Maryland football forced to undergo a youth movement
Friday, October 30, 2009
When running back Caleb Porzel and safety Eric Franklin arrived for Maryland's preseason training camp, neither freshman expected to play this season because of an abundance of depth at both positions. But the two 18-year-olds are among 10 freshmen who have already seen action for the beleaguered Terrapins, who are off to their worst start in nine seasons under Coach Ralph Friedgen.
"Here I am as somewhat the starter," Porzel said.
A youth movement is well underway in College Park. With the Terrapins one loss away from being eliminated from bowl contention, Friedgen is contemplating giving more playing time to underclassmen in an attempt to develop them for the future.
"This is tough times right now," Friedgen said. "We have a young team.

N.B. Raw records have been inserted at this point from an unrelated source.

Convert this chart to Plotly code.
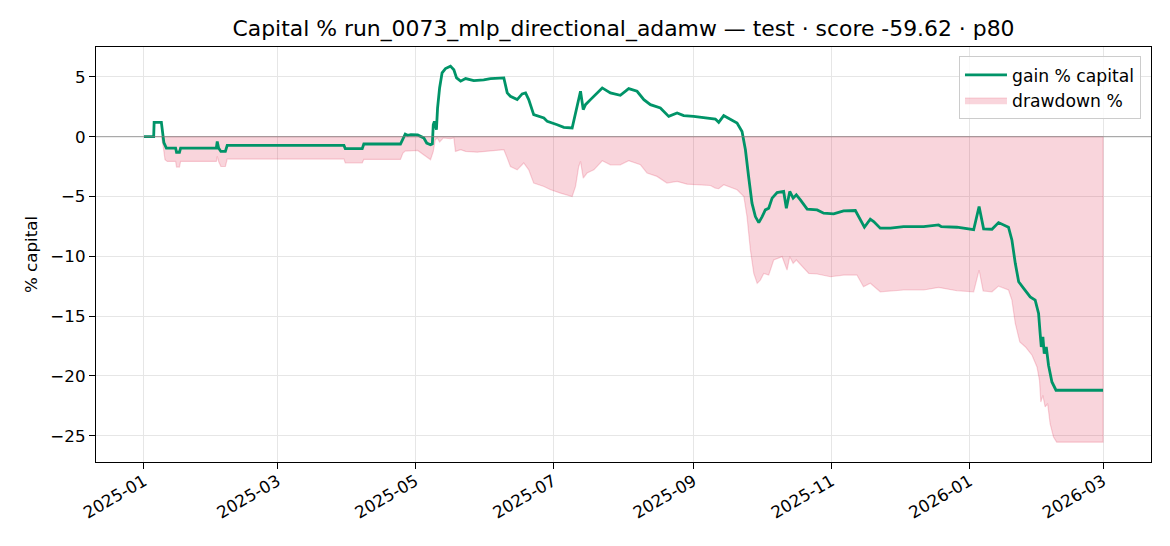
import pandas as pd
import plotly.graph_objects as go

START = pd.Timestamp("2025-01-01")

# gain % capital: (days since 2025-01-01, value)
gain_day = [0, 4.3, 4.5, 7.7, 8.8, 9.9, 14.0, 14.4, 15.7, 16.2, 32.0, 32.4, 33.0, 34.0, 36.0, 36.8,
            88.4, 89.0, 96.5, 97.2, 113.4, 114.9, 115.5, 116.5, 118, 121, 123.7, 125, 126.7, 127.5,
            127.9, 128.4, 129.3, 129.8, 130.7, 131.8, 133.3, 135.5, 137, 138.2, 140, 142.2, 145.8,
            150.2, 153.2, 159.1, 160.6, 162, 165, 167.2, 168.7, 170.1, 172.3, 176.8, 178.3, 182.7,
            185.6, 189.3, 190, 191.5, 193, 194.2, 195.2, 197.4, 199.6, 202.6, 206.2, 210.6, 214.3,
            218, 221, 223.9, 228.3, 232, 235.7, 238.6, 243, 250.4, 252.6, 254.1, 256.3, 257.8, 262.2,
            264.4, 265.9, 267.3, 268.8, 270.3, 271.8, 273.3, 274.7, 276.2, 277.7, 279.9, 282.8, 284.0,
            285.5, 287, 288.4, 290.2, 293.2, 297.6, 300.5, 304.9, 309.3, 314.5, 316.7, 318.5, 321.1,
            322.6, 325.5, 330, 335.8, 344.7, 351.3, 352.5, 359.4, 366.8, 369.2, 371.2, 374.9, 377.8,
            382.2, 383.7, 385.2, 386.7, 388.9, 391.8, 394, 395.5, 396.2, 396.7, 397.4, 398.0, 398.9,
            399.9, 401.4, 403.2, 424]
gain_val = [0, 0, 1.2, 1.2, -0.5, -0.95, -0.95, -1.3, -1.3, -0.95, -0.95, -0.4, -0.95, -1.23, -1.23, -0.73,
            -0.73, -1.0, -1.0, -0.61, -0.61, 0.03, 0.22, 0.12, 0.17, 0.15, -0.1, -0.53, -0.67, -0.6,
            1.0, 1.28, 0.59, 2.4, 4.08, 5.34, 5.7, 5.9, 5.6, 4.92, 4.64, 4.86, 4.69,
            4.75, 4.86, 4.92, 3.66, 3.38, 3.1, 3.58, 3.66, 3.1, 1.84, 1.57, 1.28, 1.0,
            0.78, 0.73, 1.28, 2.68, 3.8, 2.26, 2.68, 3.1, 3.52, 4.08, 3.66, 3.46, 4.02,
            3.8, 3.1, 2.68, 2.4, 1.7, 1.98, 1.76, 1.7, 1.57, 1.48, 1.2, 1.76, 1.6, 1.15,
            0.44, -1.09, -3.33, -5.56, -6.68, -7.18, -6.68, -6.12, -5.98, -5.14, -4.67, -4.58, -5.98,
            -4.58, -5.14, -4.86, -5.28, -6.06, -6.12, -6.4, -6.45, -6.2, -6.17, -6.96, -7.57, -6.9,
            -7.1, -7.65, -7.65, -7.52, -7.52, -7.38, -7.52, -7.57, -7.78, -5.84, -7.7, -7.74, -7.18,
            -7.57, -8.63, -10.59, -12.13, -12.68, -13.39, -13.66, -14.78, -16.46, -17.58, -16.74, -18.13, -17.58,
            -19.11, -20.51, -21.2, -21.2]

# drawdown %: (days since 2025-01-01, value)
dd_day = [0, 7.7, 8.5, 9.3, 10.3, 14.0, 14.4, 15.7, 16.2, 32.0, 32.4, 33.0, 34.0, 36.0, 36.8, 88.4, 89.0,
          96.5, 97.2, 113.4, 114.5, 115.5, 121, 123.7, 126.7, 127.9, 128.8, 129.7, 130.7, 132.3, 135.5,
          137, 137.7, 140, 142.2, 147.3, 153.2, 159.1, 160.6, 162, 165, 167.9, 170.1, 172.3, 176.8,
          179.8, 184.2, 189.3, 190.8, 192.2, 193, 194.2, 195.9, 198.9, 202.6, 206.2, 210.6, 214.3,
          219.5, 222.4, 226.8, 231.2, 235.7, 240.1, 250.4, 252.6, 254.1, 256.3, 262.2, 265.2, 266.6,
          268.1, 269.6, 271.1, 272.5, 274, 276.2, 278.4, 282.1, 284.3, 285.5, 287, 288.4, 291.7, 293.9,
          297.6, 303.5, 309.3, 315.2, 318.1, 321.1, 325.5, 335.8, 344.7, 351.3, 359.4, 366.8, 369.2,
          371, 374.9, 377.8, 382.2, 383.7, 385.2, 387.2, 389.7, 392.6, 394.8, 395.9, 396.5, 397.4,
          398.4, 399.5, 400.6, 402.1, 403.5, 424]
dd_val = [0, 0, -0.8, -1.93, -2.07, -2.07, -2.54, -2.54, -2.07, -2.07, -1.65, -2.07, -2.49, -2.49, -1.87, -1.87, -2.2,
          -2.2, -1.9, -1.9, -1.37, -1.2, -1.15, -1.51, -1.93, -1.23, -0.25, -0.11, -0.45, -0.11, -0.17,
          -0.1, -1.23, -1.09, -1.23, -1.29, -1.17, -1.09, -1.79, -2.49, -2.77, -2.2, -2.77, -3.88, -4.16,
          -4.44, -4.72, -5.0, -4.16, -2.49, -2.07, -3.46, -3.04, -2.77, -2.01, -2.35, -2.35, -2.01,
          -2.35, -3.04, -3.32, -3.88, -3.74, -3.97, -4.08, -4.3, -4.35, -4.02, -4.44, -5.0, -6.68,
          -9.47, -11.43, -12.26, -11.99, -11.43, -11.57, -10.31, -10.03, -11.15, -10.03, -10.59, -10.31, -11.01, -11.43,
          -11.48, -11.71, -11.57, -11.57, -12.55, -12.26, -12.97, -12.82, -12.82, -12.6, -12.88, -12.97, -11.15,
          -12.9, -12.97, -12.49, -12.82, -13.66, -15.62, -17.16, -17.58, -18.27, -19.25, -20.37, -22.19, -21.63,
          -22.6, -22.32, -24.0, -25.12, -25.54, -25.54]

x_tick_start = "2025-01-01"
title_text = "Capital % run_0073_mlp_directional_adamw — test · score -59.62 · p80"

gain_x = START + pd.to_timedelta(gain_day, unit="D")
dd_x = START + pd.to_timedelta(dd_day, unit="D")

# closed polygon for drawdown area (like fill_between edge)
poly_x = list(dd_x) + [dd_x[-1], dd_x[0]]
poly_y = list(dd_val) + [0, 0]

FONT = "DejaVu Sans"
W, H = 1162, 538  # page body has an 8px margin
fig = go.Figure()
fig.add_trace(go.Scatter(
    x=poly_x, y=poly_y, mode="lines", fill="toself",
    fillcolor="rgba(220,20,60,0.18)", line=dict(color="rgba(220,20,60,0.18)", width=1.2),
    name="drawdown %", legendrank=2, hoverinfo="skip"))
fig.add_trace(go.Scatter(
    x=gain_x, y=gain_val, mode="lines", line=dict(color="#009468", width=2.8),
    name="gain % capital", legendrank=1))

fig.add_shape(type="line", xref="paper", x0=0, x1=1, yref="y", y0=0, y1=0,
              line=dict(color="rgba(128,128,128,0.6)", width=1.3), layer="above")

span = pd.Timedelta(days=424 * 0.05)
fig.update_layout(
    width=W, height=H,
    margin=dict(l=88, r=19, t=39, b=84),
    paper_bgcolor="white", plot_bgcolor="white",
    font=dict(family=FONT, size=16.7, color="black"),
    title=dict(text=title_text, x=0.5, xref="paper", y=(H - 20) / H, yref="container",
               yanchor="middle", xanchor="center", font=dict(size=21.9, family=FONT, color="black")),
    showlegend=True,
    legend=dict(x=0.9905, y=0.978, xanchor="right", yanchor="top", itemwidth=42,
                bgcolor="rgba(255,255,255,0.8)", bordercolor="#cccccc", borderwidth=1,
                font=dict(size=17.2, family=FONT)),
)
fig.update_xaxes(
    type="date", range=[START - span, START + pd.Timedelta(days=424) + span],
    tick0=x_tick_start, dtick="M2", tickformat="%Y-%m", tickangle=-30,
    ticklabelstandoff=-4,
    showgrid=True, gridcolor="#e6e6e6", gridwidth=1.2,
    showline=True, linecolor="black", linewidth=1.3, mirror=True,
    ticks="outside", ticklen=6, tickwidth=1.3, tickcolor="black", zeroline=False,
)
fig.update_yaxes(
    range=[-27.2, 7.5], dtick=5, tick0=0,
    showgrid=True, gridcolor="#e6e6e6", gridwidth=1.2,
    showline=True, linecolor="black", linewidth=1.3, mirror=True,
    ticks="outside", ticklen=6, tickwidth=1.3, tickcolor="black", zeroline=False,
    title=dict(text="% capital", standoff=8, font=dict(size=16.7, family=FONT)),
)
fig.write_html("out.html")
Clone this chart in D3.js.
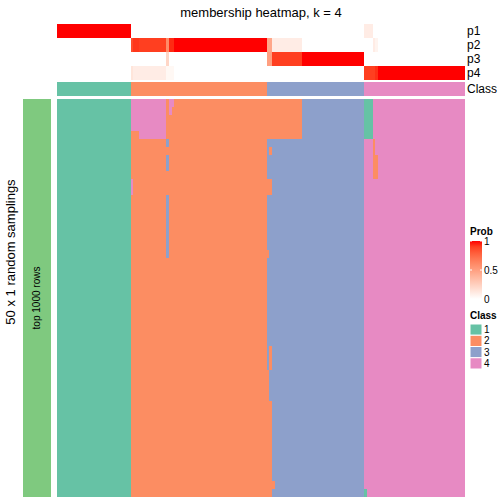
<!DOCTYPE html>
<html>
<head>
<meta charset="utf-8">
<script src="https://cdn.jsdelivr.net/npm/d3@7"></script>
<style>
  html, body { margin: 0; padding: 0; background: #fff; }
  svg text { font-family: "Liberation Sans", Arial, sans-serif; }
</style>
</head>
<body>
<svg id="chart" width="504" height="504"></svg>
<script>
// ---------------- data ----------------
const title = "membership heatmap, k = 4";
const nSamples = 150;
const nSamplings = 50;
const classes = [1, 2, 3, 4];
const classColors = ["#66C2A5", "#FC8D62", "#8DA0CB", "#E78AC3"];
// consensus class of each sample as runs: [class, count]
const consensusRuns = [[1, 27], [2, 50], [3, 36], [4, 37]];
// membership probabilities: [firstSample, lastSample, value]; other samples are 0
const p1Runs = [[0, 26, 1], [113, 115, 0.1]];
const p2Runs = [[27, 27, 0.86], [28, 29, 0.92], [30, 39, 0.9], [40, 40, 0.6], [41, 42, 0.95],
                [43, 76, 1], [77, 78, 0.46], [79, 89, 0.1], [116, 116, 0.1], [117, 117, 0.06]];
const p3Runs = [[40, 40, 0.22], [77, 78, 0.5], [79, 89, 0.9], [90, 112, 1]];
const p4Runs = [[27, 27, 0.14], [28, 39, 0.1], [40, 42, 0.04], [113, 116, 0.9], [117, 117, 0.94], [118, 149, 1]];
const probRowLabels = ["p1", "p2", "p3", "p4"];
// samplings that disagree with the consensus: [firstRow, lastRow, firstSample, lastSample, class]
const samplingExceptions = [
  [0, 4, 27, 39, 4], [4, 4, 27, 29, 2], [0, 0, 41, 42, 4], [1, 1, 41, 41, 4],
  [5, 5, 40, 40, 3], [7, 8, 40, 40, 3], [12, 19, 40, 40, 3], [10, 11, 27, 27, 4],
  [0, 4, 77, 89, 2], [6, 6, 78, 78, 2], [10, 11, 77, 78, 2], [19, 19, 77, 77, 2],
  [31, 33, 78, 78, 2], [34, 37, 77, 77, 2], [38, 49, 77, 78, 2], [48, 48, 79, 79, 2],
  [0, 4, 113, 115, 1], [5, 6, 116, 116, 2], [7, 9, 116, 117, 2], [49, 49, 113, 113, 1]
];
const probLegendTicks = [0, 0.5, 1];
const probLegendLabels = ["0", "0.5", "1"];
const rowTitle = "50 x 1 random samplings";
const rowGroupLabel = "top 1000 rows";

// ---------------- build tables ----------------
const consensus = [];
consensusRuns.forEach(([c, n]) => { for (let i = 0; i < n; i++) consensus.push(c); });
function expandRuns(runs) {
  const a = new Array(nSamples).fill(0);
  runs.forEach(([s, e, v]) => { for (let i = s; i <= e; i++) a[i] = v; });
  return a;
}
const probs = [p1Runs, p2Runs, p3Runs, p4Runs].map(expandRuns);
const matrix = d3.range(nSamplings).map(() => consensus.slice());
samplingExceptions.forEach(([r0, r1, c0, c1, k]) => {
  for (let r = r0; r <= r1; r++) for (let c = c0; c <= c1; c++) matrix[r][c] = k;
});

// ---------------- scales ----------------
const svg = d3.select("#chart");
const x = d3.scaleBand().domain(d3.range(nSamples)).range([57.4, 465]);
const yProb = d3.scaleBand().domain(probRowLabels).range([24, 80]);
const classRowY = [82, 96];
const y = d3.scaleBand().domain(d3.range(nSamplings)).range([99, 497]);
const probColor = d3.scaleLinear().domain([0, 1]).range(["#FFFFFF", "#FF0000"]).interpolate(d3.interpolateLab);
const classColor = d3.scaleOrdinal().domain(classes).range(classColors);

// title
svg.append("text").attr("x", 261).attr("y", 17).attr("text-anchor", "middle")
  .attr("font-size", 13).text(title);

// probability rows
const gp = svg.append("g").attr("shape-rendering", "crispEdges");
probRowLabels.forEach((lab, j) => {
  gp.selectAll(null).data(probs[j]).join("rect")
    .attr("x", (d, i) => x(i)).attr("width", x.bandwidth() + 0.3)
    .attr("y", yProb(lab)).attr("height", yProb.bandwidth())
    .attr("fill", d => probColor(d));
  svg.append("text").attr("x", 467).attr("y", yProb(lab) + yProb.bandwidth() / 2 + 4)
    .attr("font-size", 12).text(lab);
});
// class row
gp.selectAll(null).data(consensus).join("rect")
  .attr("x", (d, i) => x(i)).attr("width", x.bandwidth() + 0.3)
  .attr("y", classRowY[0]).attr("height", classRowY[1] - classRowY[0])
  .attr("fill", d => classColor(d));
svg.append("text").attr("x", 467).attr("y", (classRowY[0] + classRowY[1]) / 2 + 4)
  .attr("font-size", 12).text("Class");

// main membership heatmap
const gm = svg.append("g").attr("shape-rendering", "crispEdges");
matrix.forEach((row, r) => {
  gm.selectAll(null).data(row).join("rect")
    .attr("x", (d, i) => x(i)).attr("width", x.bandwidth() + 0.3)
    .attr("y", y(r)).attr("height", y.bandwidth() + 0.3)
    .attr("fill", d => classColor(d));
});

// left annotation
svg.append("rect").attr("x", 23).attr("y", 99).attr("width", 28).attr("height", 398)
  .attr("fill", "#7FC97F");
svg.append("text").attr("transform", "translate(40,298) rotate(-90)")
  .attr("text-anchor", "middle").attr("font-size", 10).text(rowGroupLabel);
svg.append("text").attr("transform", "translate(15,252) rotate(-90)")
  .attr("text-anchor", "middle").attr("font-size", 13).text(rowTitle);

// legend: Prob
const lg = svg.append("g");
lg.append("text").attr("x", 470).attr("y", 235).attr("font-size", 10)
  .attr("font-weight", "bold").text("Prob");
const legY = d3.scaleLinear().domain([0, 1]).range([299, 241]);
const grad = svg.append("defs").append("linearGradient").attr("id", "pg")
  .attr("x1", 0).attr("y1", 1).attr("x2", 0).attr("y2", 0);
d3.range(0, 1.01, 0.1).forEach(t => {
  grad.append("stop").attr("offset", t).attr("stop-color", probColor(t));
});
lg.append("rect").attr("x", 470).attr("y", legY(1)).attr("width", 12)
  .attr("height", legY(0) - legY(1)).attr("fill", "url(#pg)");
probLegendTicks.forEach((t, i) => {
  lg.append("line").attr("x1", 470).attr("x2", 472).attr("y1", legY(t)).attr("y2", legY(t))
    .attr("stroke", "#fff").attr("stroke-width", 1);
  lg.append("line").attr("x1", 480).attr("x2", 482).attr("y1", legY(t)).attr("y2", legY(t))
    .attr("stroke", "#fff").attr("stroke-width", 1);
  lg.append("text").attr("x", 484).attr("y", legY(t) + 3.5).attr("font-size", 10)
    .text(probLegendLabels[i]);
});

// legend: Class
lg.append("text").attr("x", 470).attr("y", 319).attr("font-size", 10)
  .attr("font-weight", "bold").text("Class");
const boxY = d3.scaleBand().domain(classes).range([324, 369]);
classes.forEach(c => {
  lg.append("rect").attr("x", 470).attr("y", boxY(c)).attr("width", 12)
    .attr("height", boxY.bandwidth()).attr("fill", classColor(c))
    .attr("stroke", "#fff").attr("stroke-width", 1);
  lg.append("text").attr("x", 484).attr("y", boxY(c) + boxY.bandwidth() / 2 + 3.5)
    .attr("font-size", 10).text(String(c));
});
</script>
</body>
</html>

We would like to look at kids who can help us win and who we think have a future. If it's close or even [between two players], you've got to play the younger guy."
Friedgen has made it clear that he still wants to win games this season. Some of his players came to him the other day, relaying the news that some of their teammates had been saying they have nothing left to play for this season. Friedgen told the team that was not true, and that the Terrapins (2-6, 1-3) could earn the ACC Atlantic Division title by winning their final four games.
But even Friedgen acknowledges that the scenario is improbable and that he has to begin making plans for the future. That starts with getting a better feel for exactly what the plethora of young Maryland players can do in game situations.
When asked his thoughts on practice, one Maryland assistant recently told Friedgen, "We probably need to spend some time with the young guys."
Friedgen answered: "These are the young guys. There are not too many left that have not played."
Friedgen had wanted to redshirt more freshmen this season, but injuries forced him to play more first-year players than he ever has at Maryland. Franklin played for the first time in a 17-13 loss to Duke on Saturday because Maryland needed another defensive back after safety Antwine Perez was injured on an attempted tackle.
Friedgen and defensive coordinator Don Brown were impressed with Franklin, who collected the first sack of his career. Franklin said he had no qualms about playing for the first time this late in the season and believes it will enable him to adjust to game speed quicker.
"We're all getting game experience that most people as freshmen don't get," Franklin said. "As we get older, it will help out a lot."
As for Porzel, coaches have raved about him since the start of training camp. The 5-foot-7, 180-pound running back has run the 40-yard dash in 4.21 seconds. But he was not expected to play in a game this season because of a deep stable of running backs that included junior Da'Rel Scott, a first-team all-ACC performer last season.